* What to work on *
Give only the number of lines below that contain the word "this".

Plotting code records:
*-*-*

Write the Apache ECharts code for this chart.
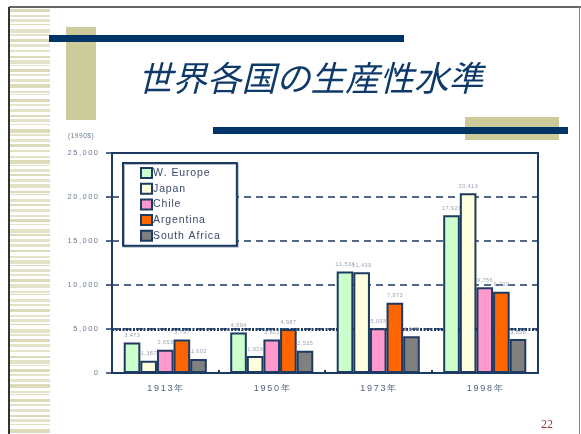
<!DOCTYPE html>
<html><head><meta charset="utf-8">
<script src="https://cdn.jsdelivr.net/npm/echarts@6/dist/echarts.min.js"></script>
<style>html,body{margin:0;padding:0;background:#fff}#c{width:581px;height:434px}</style>
</head><body><div id="c"></div>
<script>
const categories = ['1913年', '1950年', '1973年', '1998年'];
const seriesNames = ['W. Europe', 'Japan', 'Chile', 'Argentina', 'South Africa'];
const wEurope = [3473, 4594, 11534, 17921];
const japan = [1387, 1926, 11439, 20413];
const chile = [2653, 3821, 5093, 9756];
const argentina = [3797, 4987, 7973, 9219];
const southAfrica = [1602, 2535, 4175, 3858];
const seriesColors = ['#ccffcc', '#ffffdd', '#ff99cc', '#ff6600', '#808080'];
const titleText = '世界各国の生産性水準';
const unitText = '(1990$)';
const pageNo = '22';

const values = [wEurope, japan, chile, argentina, southAfrica];
const NAVY = '#1c3a62';
const spaced = (s, sp) => String(s).split('').join(sp);
const fmt = v => v.toLocaleString('en-US');

const chart = echarts.init(document.getElementById('c'), null, {renderer: 'canvas'});

// decorative stripes on the left
const stripes = [];
const pattern = [3,2,3,1,4,2,3,3,2,2,4,1,3,2,3,4,2,1,3,2];
let y = 9, k = 0;
while (y < 434) {
  const h = pattern[k % pattern.length];
  const g = pattern[(k + 7) % pattern.length];
  stripes.push({type: 'rect', silent: true, shape: {x: 10, y: y, width: 40, height: h},
    style: {fill: k % 3 === 0 ? '#dcdab8' : '#e4e2c6'}});
  y += h + g; k++;
}

const series = seriesNames.map((n, i) => ({
  name: n, type: 'bar', data: values[i], z: 3,
  barGap: '0%', barCategoryGap: '22%',
  itemStyle: {color: seriesColors[i], borderColor: NAVY, borderWidth: 2},
  label: {show: true, position: 'top', distance: 4, fontSize: 5.5, color: '#98a2b4',
    fontFamily: 'Liberation Sans', formatter: p => spaced(fmt(p.value), '\u200a')}
}));
series.push({
  name: '__ref', type: 'line', data: [], z: 1, silent: true,
  markLine: {silent: true, symbol: 'none', z: 1, label: {show: false},
    lineStyle: {color: NAVY, width: 3, type: [2, 1.5]},
    data: [{yAxis: 5000}]}
});

chart.setOption({
  animation: false,
  backgroundColor: '#fff',
  textStyle: {fontFamily: 'Liberation Sans'},
  grid: {left: 112, top: 153, width: 426, height: 220, show: true,
    borderColor: NAVY, borderWidth: 2, backgroundColor: 'transparent', z: 4},
  legend: {
    data: seriesNames, orient: 'vertical', left: 123, top: 163,
    itemWidth: 11, itemHeight: 10, itemGap: 3.7, icon: 'rect',
    padding: [4, 17, 4, 17], borderColor: NAVY, borderWidth: 2,
    backgroundColor: '#fff', shadowColor: 'rgba(40,70,110,0.35)', shadowBlur: 0,
    shadowOffsetX: 1, shadowOffsetY: 1,
    textStyle: {fontSize: 10.5, color: '#3a4a6a', fontFamily: 'Liberation Sans', padding: [0, 0, 0, -4]},
    formatter: n => spaced(n, '\u200a')
  },
  xAxis: {
    type: 'category', data: categories,
    axisLine: {lineStyle: {color: NAVY, width: 2}},
    axisTick: {show: true, inside: true, length: 3, lineStyle: {color: NAVY, width: 2}},
    axisLabel: {margin: 11, fontSize: 9, color: '#52627f', formatter: v => spaced(v, '\u2009')}
  },
  yAxis: {
    type: 'value', min: 0, max: 25000, interval: 5000,
    axisLine: {show: true, lineStyle: {color: NAVY, width: 2}},
    axisTick: {show: true, length: 6, lineStyle: {color: NAVY, width: 1.5}},
    axisLabel: {margin: 14, fontSize: 7.5, color: '#6a7892', formatter: v => spaced(fmt(v), '\u2009')},
    splitLine: {show: true, lineStyle: {color: NAVY, width: 1.5, type: [7, 5]}}
  },
  series: series,
  graphic: stripes.concat([
    {type: 'line', silent: true, shape: {x1: 9, y1: 7, x2: 581, y2: 7}, style: {stroke: '#333', lineWidth: 1.5}},
    {type: 'line', silent: true, shape: {x1: 9, y1: 7, x2: 9, y2: 434}, style: {stroke: '#333', lineWidth: 2}},
    {type: 'line', silent: true, shape: {x1: 579.5, y1: 7, x2: 579.5, y2: 434}, style: {stroke: '#8a8a8a', lineWidth: 1}},
    {type: 'rect', silent: true, shape: {x: 66, y: 27, width: 30, height: 93}, style: {fill: '#cccb99'}},
    {type: 'rect', silent: true, shape: {x: 49, y: 35, width: 355, height: 7}, style: {fill: '#003366'}},
    {type: 'rect', silent: true, shape: {x: 465, y: 117, width: 94, height: 23}, style: {fill: '#cccb99'}},
    {type: 'rect', silent: true, shape: {x: 213, y: 127, width: 355, height: 7}, style: {fill: '#003366'}},
    {type: 'text', silent: true, left: 138, top: 61, style: {text: titleText, fill: '#0e3a6a',
      font: 'italic 34.5px "Noto Sans CJK JP"'}},
    {type: 'text', silent: true, left: 68, top: 133, style: {text: spaced(unitText, '\u200a'), fill: '#6a7892',
      font: '6.5px "Liberation Sans"'}},
    {type: 'text', silent: true, left: 541, top: 419, style: {text: pageNo, fill: '#993333',
      font: '12px "Liberation Serif"'}}
  ])
});
</script></body></html>
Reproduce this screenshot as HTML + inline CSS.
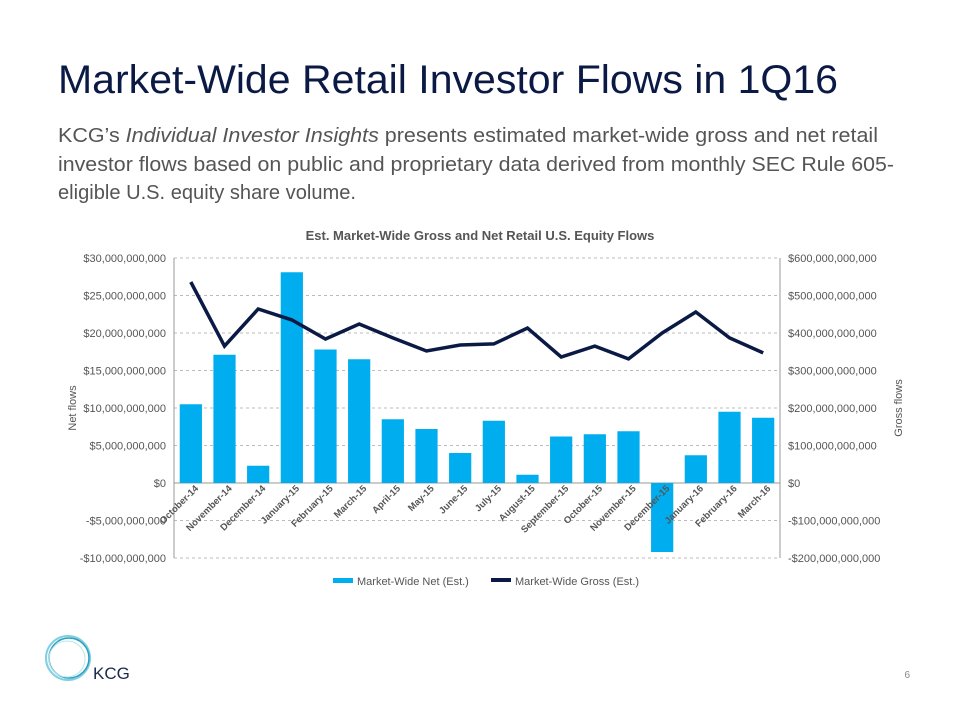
<!DOCTYPE html>
<html><head><meta charset="utf-8"><style>
html,body{margin:0;padding:0;background:#fff;}
svg{display:block;font-family:"Liberation Sans",Arial,sans-serif;}
</style></head><body>
<svg id="s" width="960" height="720" viewBox="0 0 960 720">
<text x="58" y="93" font-size="40" fill="#0b1a45" textLength="780" lengthAdjust="spacingAndGlyphs">Market-Wide Retail Investor Flows in 1Q16</text>
<g font-size="20" fill="#555">
<text x="58" y="142" textLength="820" lengthAdjust="spacingAndGlyphs">KCG’s <tspan font-style="italic">Individual Investor Insights</tspan> presents estimated market-wide gross and net retail</text>
<text x="58" y="171" textLength="836" lengthAdjust="spacingAndGlyphs">investor flows based on public and proprietary data derived from monthly SEC Rule 605-</text>
<text x="58" y="199" textLength="298" lengthAdjust="spacingAndGlyphs">eligible U.S. equity share volume.</text>
</g>
<text x="480" y="240" font-size="13" font-weight="bold" fill="#555" text-anchor="middle">Est. Market-Wide Gross and Net Retail U.S. Equity Flows</text>
<g id="grid"></g>
<g id="bars"></g>
<g id="line"></g>
<g id="axes"></g>
<text transform="translate(76,408) rotate(-90)" font-size="11" fill="#555" text-anchor="middle">Net flows</text>
<text transform="translate(902,408) rotate(-90)" font-size="11" fill="#555" text-anchor="middle">Gross flows</text>
<g font-size="11" fill="#555">
<g><rect x="333" y="578" width="20" height="5" fill="#00aeef"/><text x="357" y="585">Market-Wide Net (Est.)</text></g>
<g><rect x="491" y="578" width="20" height="4" fill="#0b1a45"/><text x="515" y="585">Market-Wide Gross (Est.)</text></g>
</g>
<g>
<circle cx="68" cy="658" r="22" fill="none" stroke="#7fd0e0" stroke-width="2"/>
<circle cx="69" cy="658" r="20" fill="none" stroke="#2a9fc0" stroke-width="1.5"/>
<circle cx="67" cy="659" r="18" fill="none" stroke="#b8e6ef" stroke-width="1"/>
<text x="93" y="679" font-size="17" fill="#1a2a50">KCG</text>
</g>
<text x="910" y="678" font-size="10" fill="#888" text-anchor="end">6</text>
</svg>
<script>
const categories=["October-14","November-14","December-14","January-15","February-15","March-15","April-15","May-15","June-15","July-15","August-15","September-15","October-15","November-15","December-15","January-16","February-16","March-16"];
const netValues=[10.5,17.1,2.3,28.1,17.8,16.5,8.5,7.2,4.0,8.3,1.1,6.2,6.5,6.9,-9.2,3.7,9.5,8.7];
const grossValues=[536,365,464,435,384,424,387,352,368,371,413,336,365,331,400,456,387,347];
const leftTicks=[30,25,20,15,10,5,0,-5,-10];
const leftLabels=["$30,000,000,000","$25,000,000,000","$20,000,000,000","$15,000,000,000","$10,000,000,000","$5,000,000,000","$0","-$5,000,000,000","-$10,000,000,000"];
const rightLabels=["$600,000,000,000","$500,000,000,000","$400,000,000,000","$300,000,000,000","$200,000,000,000","$100,000,000,000","$0","-$100,000,000,000","-$200,000,000,000"];
const NS="http://www.w3.org/2000/svg";
const L=174,R=780,TOP=258,BOT=558;
const yL=v=>TOP+(30-v)*(BOT-TOP)/40;
const yR=v=>TOP+(600-v)*(BOT-TOP)/800;
const slot=(R-L)/categories.length;
const xC=i=>L+slot*(i+0.5);
function mk(tag,attrs,parent){const e=document.createElementNS(NS,tag);for(const k in attrs)e.setAttribute(k,attrs[k]);document.getElementById(parent).appendChild(e);return e;}
leftTicks.forEach((t,i)=>{
  const y=yL(t);
  const g=mk('line',{x1:L,x2:R,y1:y,y2:y,stroke:t===0?'#999':'#bbb','stroke-dasharray':t===0?'':'3,3'},'grid');
  
  
  const a=mk('text',{x:L-8,y:y+4,'font-size':11,fill:'#555','text-anchor':'end'},'axes');a.textContent=leftLabels[i];
  
  
  const b=mk('text',{x:R+8,y:y+4,'font-size':11,fill:'#555'},'axes');b.textContent=rightLabels[i];
  
  
});
const la=mk('line',{x1:L,x2:L,y1:TOP,y2:BOT,stroke:'#999'},'axes');


const ra=mk('line',{x1:R,x2:R,y1:TOP,y2:BOT,stroke:'#999'},'axes');


const bw=slot*0.66;
netValues.forEach((v,i)=>{
  const y0=yL(0),y1=yL(v);
  const r=mk('rect',{x:xC(i)-bw/2,y:Math.min(y0,y1),width:bw,height:Math.abs(y1-y0),fill:'#00aeef'},'bars');
  
  
  const t=mk('text',{transform:`translate(${xC(i)+8},${yL(0)+6}) rotate(-45)`,'font-size':9.5,'font-weight':'bold',fill:'#555','text-anchor':'end'},'axes');
  t.textContent=categories[i];
  
  
});
const pts=grossValues.map((v,i)=>xC(i).toFixed(1)+','+yR(v).toFixed(1)).join(' ');
const pl=mk('polyline',{points:pts,fill:'none',stroke:'#0b1a45','stroke-width':3.5,'stroke-linejoin':'miter'},'line');


</script>
</body></html>
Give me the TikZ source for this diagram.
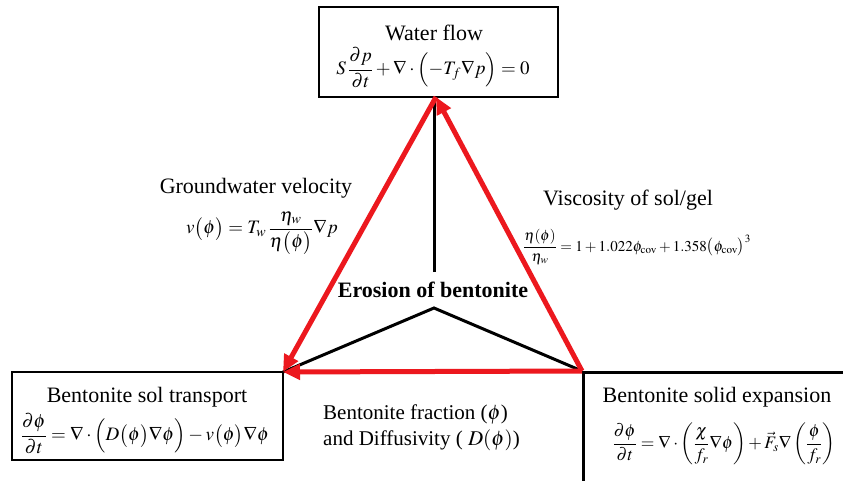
\documentclass[tikz,border=0pt]{standalone}
\usepackage{amsmath}
\usepackage{mathptmx}
\usepackage{fontspec}
\setmainfont{Liberation Serif}
\usetikzlibrary{arrows.meta}
\definecolor{arrred}{RGB}{236,24,30}
\begin{document}
\begin{tikzpicture}[x=1pt,y=-1pt,
  boxst/.style={draw=black, line width=2.8pt, inner sep=0pt, fill=none},
  lbl/.style={inner sep=0pt, font=\fontsize{22}{26}\selectfont},
  eqn/.style={inner sep=0pt, font=\fontsize{19}{23}\selectfont},
  eqs/.style={inner sep=0pt, font=\fontsize{15}{18}\selectfont},
  redarr/.style={draw=arrred, line width=5pt, -{Triangle[length=17pt,width=15pt]}},
  blk/.style={draw=black, line width=3pt}]
\path[use as bounding box] (0,0) rectangle (843,480);
\clip (0,0) rectangle (843,480);
\fill[white] (0,0) rectangle (843,480);

% boxes
\node[boxst, minimum width=239pt, minimum height=90pt] (top) at (438.5,52) {};
\node[boxst, minimum width=271pt, minimum height=88pt] (left) at (147.5,416) {};
\node[boxst, minimum width=300pt, minimum height=140pt, anchor=north west] (right) at (582,371) {};

% triangle corners
\coordinate (A) at (436,97);
\coordinate (L) at (283,372);
\coordinate (R) at (582,371);
\coordinate (B) at (434,272);
\coordinate (W) at (434,308);
\coordinate (At) at (434,97);

% black lines
\draw[blk] (B) -- (At);
\draw[blk] (L) -- (W) -- (R);

% red arrows
\draw[redarr] (R) -- (A);
\draw[redarr] (A) -- (L);
\draw[redarr] (R) -- (L);

% texts
\node[lbl, anchor=base] (t1) at (434,40) {Water flow};
\node[eqn] (e1) at (433,68) {$S\,\dfrac{\partial p}{\partial t}+\nabla\cdot\Bigl(-T_f\nabla p\Bigr)=0$};

\node[lbl, anchor=base] (t2) at (256,193) {Groundwater velocity};
\node[eqn] (e2) at (262,233) {$v\bigl(\phi\bigr)=T_w\,\dfrac{\eta_w}{\eta\bigl(\phi\bigr)}\nabla p$};

\node[lbl, anchor=base] (t3) at (628,205) {Viscosity of sol/gel};
\node[eqs] (e3) at (637,247) {$\dfrac{\eta(\phi)}{\eta_w}=1+1.022\phi_{\mathrm{cov}}+1.358\bigl(\phi_{\mathrm{cov}}\bigr)^3$};

\node[lbl, anchor=base, font=\fontsize{22}{26}\selectfont\bfseries] (t4) at (433,297) {Erosion of bentonite};

\node[lbl, anchor=base] (t5) at (147,402) {Bentonite sol transport};
\node[eqn] (e5) at (145,434) {$\dfrac{\partial\phi}{\partial t}=\nabla\cdot\Bigl(D\bigl(\phi\bigr)\nabla\phi\Bigr)-v\bigl(\phi\bigr)\nabla\phi$};

\node[lbl, anchor=base] (t6) at (717,402) {Bentonite solid expansion};
\node[eqs, font=\fontsize{17.5}{21}\selectfont] (e6) at (724,444) {$\dfrac{\partial\phi}{\partial t}=\nabla\cdot\left(\dfrac{\chi}{f_r}\nabla\phi\right)+\vec{F}_s\nabla\left(\dfrac{\phi}{f_r}\right)$};

\node[lbl, anchor=base west, font=\fontsize{21}{25}\selectfont] (t7) at (323,419) {Bentonite fraction ($\phi$)};
\node[lbl, anchor=base west, font=\fontsize{21}{25}\selectfont] (t8) at (323,445) {and Diffusivity ( $D(\phi)$)};
\end{tikzpicture}
\end{document}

*-*-*

* The solution *
3